As those businesses continue to grow, Han said they will need the services offered only by the biggest banks, such as investment banking and insurance.

“These businesses have evolved in size and complexity,” he said. “Many of them started banking with Korean banks, but now they’ve grown. They need more services.”

Han said he is about to close deals with several such subsidiaries, though he declined to name them. His main competitors for such companies are the American outposts of Korean banks, such as Woori America Bank and Shinhan Bank America, both based in New York.

Coffey noted local Korean-American banks also do business with big Korean firms.

“That’s a core customer for the Korean-American banks,” he said. “They speak the language, they understand the protocol.”

So does Han. Born in Korean, he came to the United States in his 20s and spent more than two decades with Koreatown banks. He was Wilshire State Bank’s chief lending officer until he left in 2011.

He said he knows how to approach local Korean-owned subsidiaries, many of which are led by Korean executives, not Korean-Americans. While his focus is on firms in the L.A. area, Han also advises Wells Fargo bankers in other regions, helping them understand how they should go about introducing themselves to Korean executives.
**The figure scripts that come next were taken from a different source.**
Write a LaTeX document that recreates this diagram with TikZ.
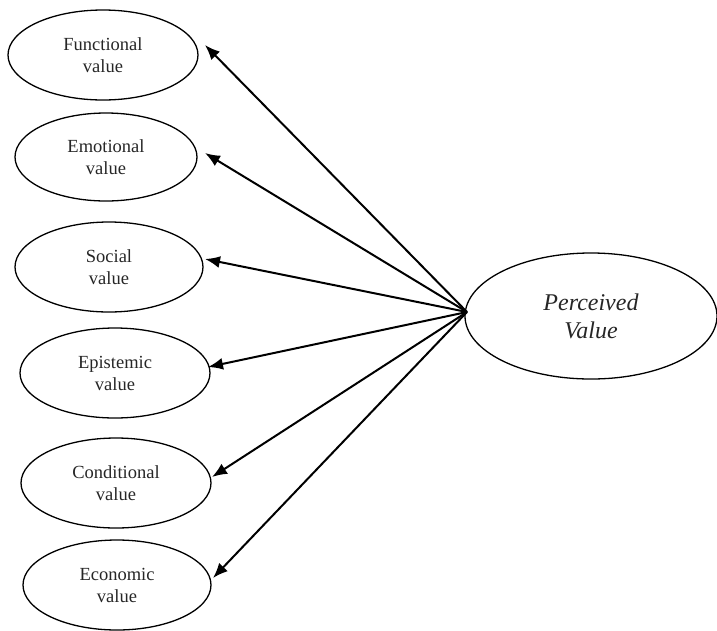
\documentclass[tikz,border=0pt]{standalone}
\usepackage{fontspec}
\setmainfont{Liberation Serif}
\usetikzlibrary{shapes.geometric,arrows.meta}
\begin{document}
\begin{tikzpicture}[x=1pt,y=-1pt,
  valbox/.style={draw, ellipse, line width=1.3pt, inner sep=0pt, minimum width=190pt, minimum height=90pt,
    align=center, text=black!85, font=\fontsize{18.5}{22}\selectfont},
  pvbox/.style={draw, ellipse, line width=1.3pt, inner sep=0pt, minimum width=252pt, minimum height=126pt,
    align=center, text=black!85, font=\fontsize{24}{28}\selectfont\itshape},
  arr/.style={line width=2pt, -{Latex[length=15pt,width=12pt]}}]
\useasboundingbox (0,0) rectangle (717,630);
\node[valbox] (fv) at (103,55) {Functional\\value};
\node[valbox, minimum width=182pt, minimum height=88pt] (ev) at (106,157) {Emotional\\value};
\node[valbox, minimum width=188pt] (sv) at (109,267) {Social\\value};
\node[valbox] (epv) at (115,373) {Epistemic\\value};
\node[valbox] (cv) at (116,483) {Conditional\\value};
\node[valbox, minimum width=188pt] (ecv) at (117,585) {Economic\\value};
\node[pvbox] (pv) at (591,316) {Perceived\\Value};
\coordinate (src) at (467,312);
\coordinate (t1) at (205,45);
\coordinate (t2) at (205,153);
\coordinate (t3) at (205,259);
\coordinate (t4) at (208,367);
\coordinate (t5) at (212,477);
\coordinate (t6) at (213,578);
\foreach \t in {t1,t2,t3,t4,t5,t6} \draw[arr] (src) -- (\t);
\end{tikzpicture}
\end{document}
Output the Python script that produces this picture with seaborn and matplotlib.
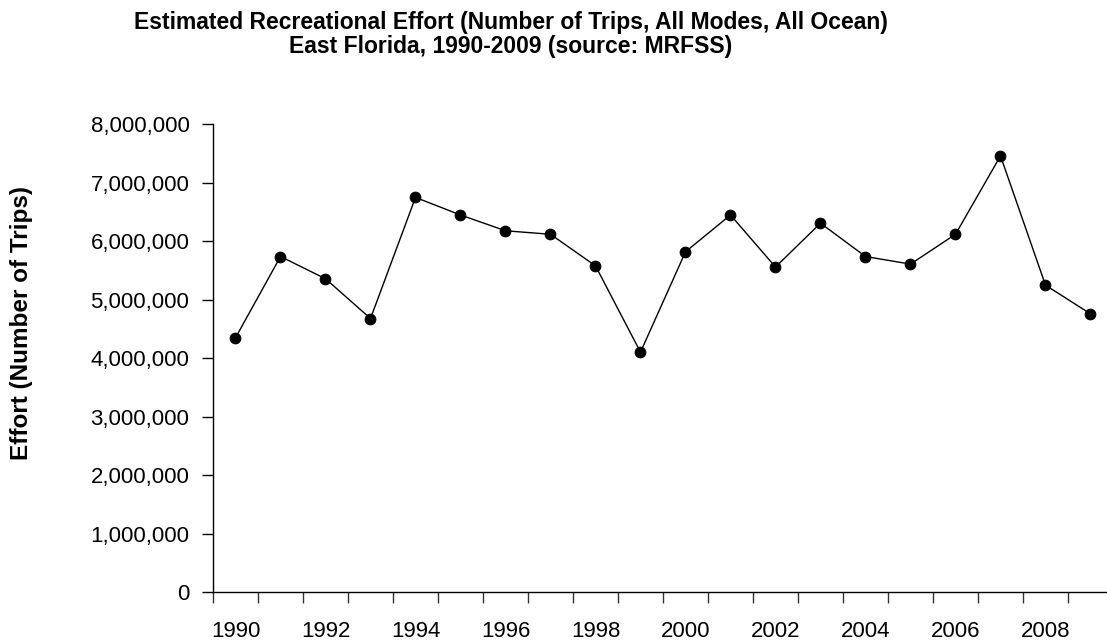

For instance, rather than cold-calling an executive, Han said he tries to find someone he knows who can introduce him. When he sets up an initial meeting, usually over lunch or a round of golf, that third party is there and business is not the main point of conversation.

“Korean executives, they expect to develop a level of comfort first,” he said. “It’s a little different. It’s very delicate.”

Coffey said mainstream banks have some experience working with Korean firms, but those customers haven’t been a focus for major banks. It’s rare, he said, for a major bank to hire someone with Han’s level of experience.

“It really behooves you to understand the protocol from a Korean standpoint,” he said. “Mainstream banks have never had people who really understood that dynamic, which makes the gentleman at Wells Fargo so interesting.”